Matcha-misu

Felicia and I love matcha desserts. Over a year ago, Felicia decided to make a matcha version of tiramisu. We were surprised how good it tasted on the first try! It was almost too easy that we decided to play around with the recipe to improve it. We tried adding matcha powder to the cream mixture, upping the mascarpone, omitting the corn starch, thinning out the matcha water… In the end, we decided it only needed one minor edit (using 1/2 cup more heavy cream so you can just use the full pint while improving the cream to cookie ratio). To almost quote Voltaire, cheers to not letting perfect be the enemy of great!


Matcha-misu

Makes one 8″ x 8″ dish

Ingredients

  • 1 ½ tbsp + 1 tbsp matcha powder
  • 1/3 cup water, hot
  • 3 egg yolks
  • 1/3 cup sugar
  • 1/3 cup milk
  • 8 oz mascarpone
  • 2 cups heavy cream
  • 1/2 tbsp corn starch
  • 24 lady fingers

Directions

  1. In a small bowl, whisk together 1 ½ tbsp of matcha powder with the hot water.
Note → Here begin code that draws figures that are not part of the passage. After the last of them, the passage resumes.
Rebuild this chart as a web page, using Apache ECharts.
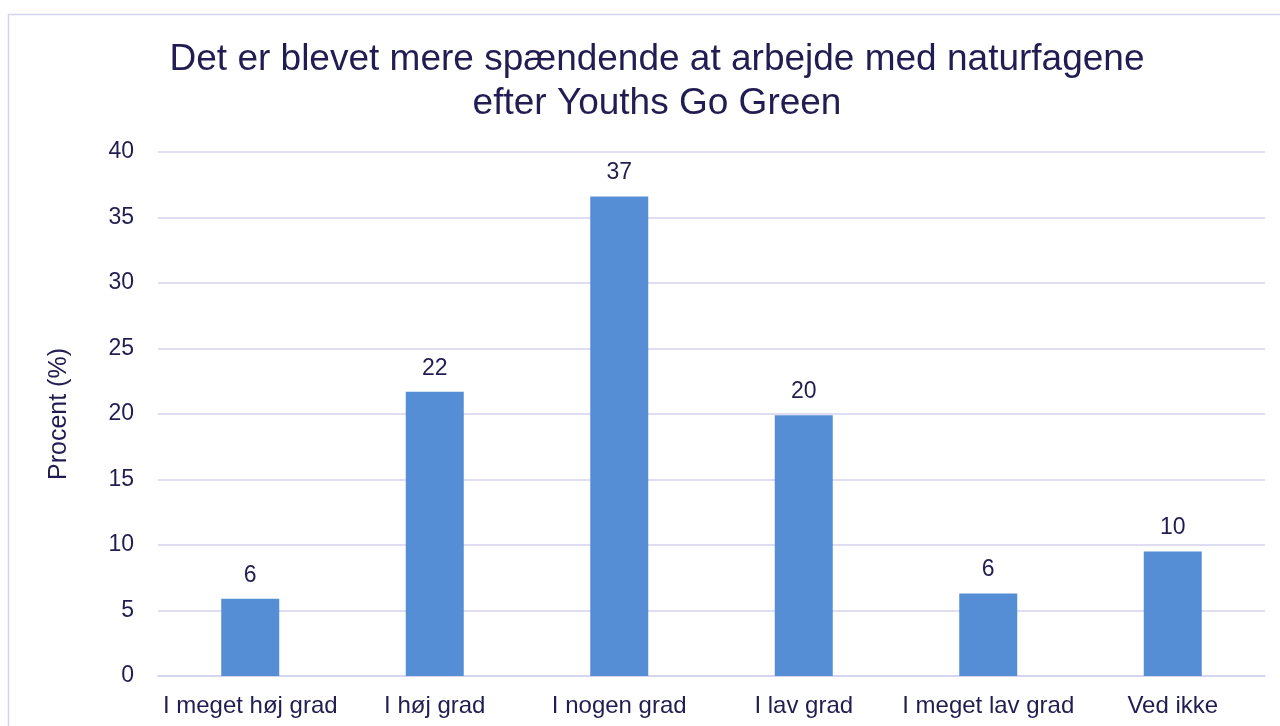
<!DOCTYPE html>
<html>
<head>
<meta charset="utf-8">
<script src="https://cdn.jsdelivr.net/npm/echarts@6/dist/echarts.min.js"></script>
<style>
  html, body { margin: 0; padding: 0; background: #fff; }
  #main { width: 1280px; height: 726px; }
</style>
</head>
<body>
<div id="main"></div>
<script>
var categories = ['I meget høj grad', 'I høj grad', 'I nogen grad', 'I lav grad', 'I meget lav grad', 'Ved ikke'];
var values = [5.9, 21.7, 36.6, 19.9, 6.3, 9.5];
var yTicks = { min: 0, max: 40, interval: 5 };

var textColor = '#211d52';
var myChart = echarts.init(document.getElementById('main'));

myChart.setOption({
    animation: false,
    title: {
        text: 'Det er blevet mere spændende at arbejde med naturfagene\nefter Youths Go Green',
        left: 652,
        top: 33,
        textAlign: 'center',
        textStyle: {
            fontFamily: 'Liberation Sans',
            fontSize: 37,
            fontWeight: 'normal',
            color: textColor,
            lineHeight: 44
        }
    },
    graphic: [
        {
            type: 'rect',
            shape: { x: 8.5, y: 14.5, width: 1300, height: 800 },
            style: { fill: 'none', stroke: '#d4d2ee', lineWidth: 1.5 },
            silent: true
        }
    ],
    grid: { left: 158, right: 15, top: 152, bottom: 50 },
    xAxis: {
        type: 'category',
        data: categories,
        axisLine: { lineStyle: { color: '#d4d2ee', width: 1.5 } },
        axisTick: { show: false },
        axisLabel: {
            interval: 0,
            fontFamily: 'Liberation Sans',
            fontSize: 24,
            color: textColor,
            margin: 18
        }
    },
    yAxis: {
        type: 'value',
        min: yTicks.min,
        max: yTicks.max,
        interval: yTicks.interval,
        name: 'Procent (%)',
        nameLocation: 'middle',
        nameGap: 86,
        nameTextStyle: {
            fontFamily: 'Liberation Sans',
            fontSize: 25,
            color: textColor
        },
        axisLine: { show: false },
        axisTick: { show: false },
        splitLine: { lineStyle: { color: '#d4d2ee', width: 1.5 } },
        axisLabel: {
            fontFamily: 'Liberation Sans',
            fontSize: 23,
            color: textColor,
            margin: 24
        }
    },
    series: [
        {
            type: 'bar',
            data: values,
            barWidth: 58,
            itemStyle: { color: '#558ed5' },
            label: {
                show: true,
                position: 'top',
                distance: 12,
                fontFamily: 'Liberation Sans',
                fontSize: 23,
                color: textColor,
                formatter: function (p) { return Math.round(p.value); }
            }
        }
    ]
});
</script>
</body>
</html>
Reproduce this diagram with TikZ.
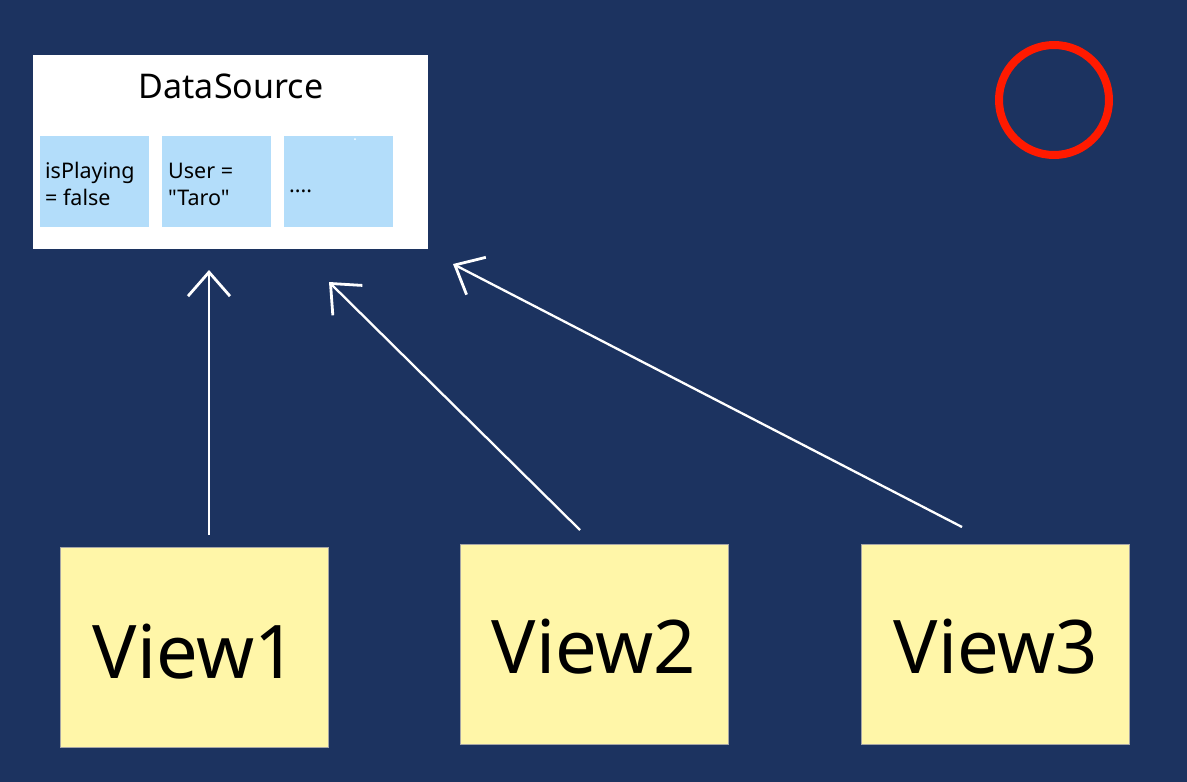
\documentclass[tikz,border=0pt]{standalone}
\usepackage{fontspec}
\setmainfont{Noto Sans}[Ligatures=TeXOff]
\usetikzlibrary{arrows.meta}
\definecolor{bg}{HTML}{1C3360}
\definecolor{cell}{HTML}{B3DDFA}
\definecolor{note}{HTML}{FFF6A8}
\definecolor{ring}{HTML}{FF1A00}
\begin{document}
\begin{tikzpicture}[x=1pt,y=-1pt,
 cellbox/.style={fill=cell, minimum width=109pt, minimum height=91pt, anchor=north west, inner sep=0pt},
 celltext/.style={anchor=base west, align=left, inner sep=0pt, font=\fontsize{21.5}{27}\selectfont},
 viewbox/.style={fill=note, draw=gray!70, line width=0.6pt, minimum width=268pt, minimum height=200pt, anchor=north west, inner sep=0pt},
 viewtext/.style={anchor=base, inner sep=0pt, font=\fontsize{74}{80}\selectfont},
 link/.style={draw=white, line width=2.3pt, -{Straight Barb[length=24pt,width=42pt,line width=2.8pt]}}
]
\useasboundingbox (0,0) rectangle (1187,782);
\fill[bg] (0,0) rectangle (1187,782);
% DataSource box
\node[fill=white, minimum width=395pt, minimum height=194pt, anchor=north west, inner sep=0pt] (ds) at (33,55) {};
\node[anchor=base, inner sep=0pt, font=\fontsize{34}{40}\selectfont] (title) at (231,98) {DataSource};
\node[cellbox] (c1) at (40,136) {};
\node[cellbox] (c2) at (162,136) {};
\node[cellbox] (c3) at (284,136) {};
\node[celltext] (t1) at (45,205) {isPlaying\\= false};
\node[celltext] (t2) at (168,205) {User =\\"Taro"};
\node[celltext] (t3) at (289,192) {....};
\fill[white] (355,139) circle (1pt);
% red ring
\draw[ring, line width=8pt] (1054,100) circle (55pt);
% views
\node[viewbox] (v1) at (60,547) {};
\node[viewbox] (v2) at (460,544) {};
\node[viewbox] (v3) at (861,544) {};
\node[viewtext] (vt1) at (195,678) {View1};
\node[viewtext] (vt2) at (594,673) {View2};
\node[viewtext] (vt3) at (996,673) {View3};
% arrows
\coordinate (s1) at (209,535);
\coordinate (e1) at (209,270);
\coordinate (s2) at (580,530);
\coordinate (e2) at (329,282);
\coordinate (s3) at (962,527);
\coordinate (e3) at (453,264);
\draw[link] (s1) -- (e1);
\draw[link] (s2) -- (e2);
\draw[link] (s3) -- (e3);
\end{tikzpicture}
\end{document}
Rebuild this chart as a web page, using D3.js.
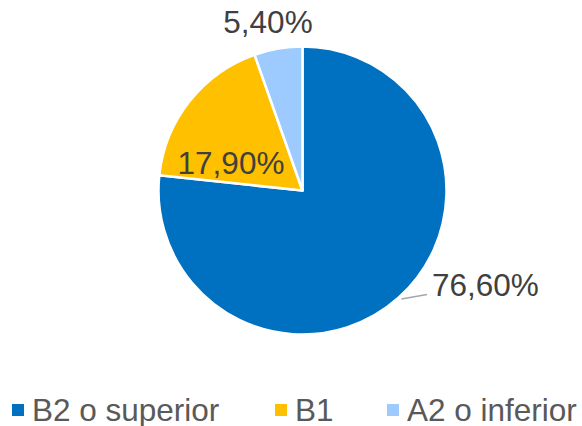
<!DOCTYPE html>
<html><head><meta charset="utf-8">
<script src="https://cdn.jsdelivr.net/npm/d3@7"></script>
<style>html,body{margin:0;padding:0;background:#fff;}svg{display:block;}</style>
</head><body>
<svg id="c" width="582" height="426"></svg>
<script>
const categories = ["B2 o superior", "B1", "A2 o inferior"];
const values = [76.6, 17.9, 5.4];
const labels = ["76,60%", "17,90%", "5,40%"];
const colors = ["#0070C0", "#FFC000", "#9DCBFF"];

const svg = d3.select("#c");
const cx = 302.5, cy = 190.5, R = 144;
const font = "'Liberation Sans', Arial, sans-serif";

const pie = d3.pie().sort(null).value(d => d)(values);
const arc = d3.arc().innerRadius(0).outerRadius(R);
const g = svg.append("g").attr("transform", `translate(${cx},${cy})`);
g.selectAll("path").data(pie).join("path")
  .attr("d", arc)
  .attr("fill", (d, i) => colors[i])
  .attr("stroke", "#fff").attr("stroke-width", 2.5).attr("stroke-linejoin", "round");

// leader line for the large slice
g.append("path")
  .attr("d", `M${401.5-cx},${299-cy} L${427-cx},${294.5-cy}`)
  .attr("fill", "none").attr("stroke", "#A6A6A6").attr("stroke-width", 1.3);

// labels: [x, y(baseline), anchor]
const labelPos = [[432, 295.5, "start"], [231, 173.5, "middle"], [268, 33, "middle"]];
svg.selectAll("text.lbl").data(labels).join("text").attr("class", "lbl")
  .attr("x", (d, i) => labelPos[i][0]).attr("y", (d, i) => labelPos[i][1])
  .attr("text-anchor", (d, i) => labelPos[i][2])
  .attr("font-family", font).attr("font-size", 31.5).attr("fill", "#404040")
  .text(d => d);

// legend
const legX = [12, 275, 387];
const lg = svg.selectAll("g.leg").data(categories).join("g").attr("class", "leg")
  .attr("transform", (d, i) => `translate(${legX[i]},0)`);
lg.append("rect").attr("x", 0).attr("y", 404).attr("width", 12).attr("height", 12)
  .attr("fill", (d, i) => colors[i]);
lg.append("text").attr("x", 20).attr("y", 420.5)
  .attr("font-family", font).attr("font-size", 31.5).attr("fill", "#595959")
  .text(d => d);
</script>
</body></html>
Set aside.
  2. In a small saucepan, whisk together the egg yolks and sugar. Whisk in the milk and cook over medium heat, stirring frequently. When you start to see steam evaporating from the top of the liquid surface (about 5 minutes), remove from heat.
  3. In a large bowl, pour the warm egg yolk mixture over the cold mascarpone. Let this sit for a few minutes and then whisk till smooth (note: it’s important that the egg yolk mixture is warm so the cold mascarpone whisks in smoothly; the resultant mixture should be slightly cool).
  4. In a separate bowl, beat the heavy cream and cornstarch with an electric mixer until stiff peaks form. Add the whipped cream to the mascarpone mixture and gently whisk the two together until the custard cream is smooth and fully combined.
  5. In an 8″x8″ dish (or whatever combination of glassware you have), layer half of the lady fingers in the bottom of the dish. Spoon half of the matcha water mixture over the lady fingers. Layer half of the cream mixture. Repeat. Dust the top with the remaining 1 tbsp of matcha powder. Let chill at least 8 hours or overnight before serving.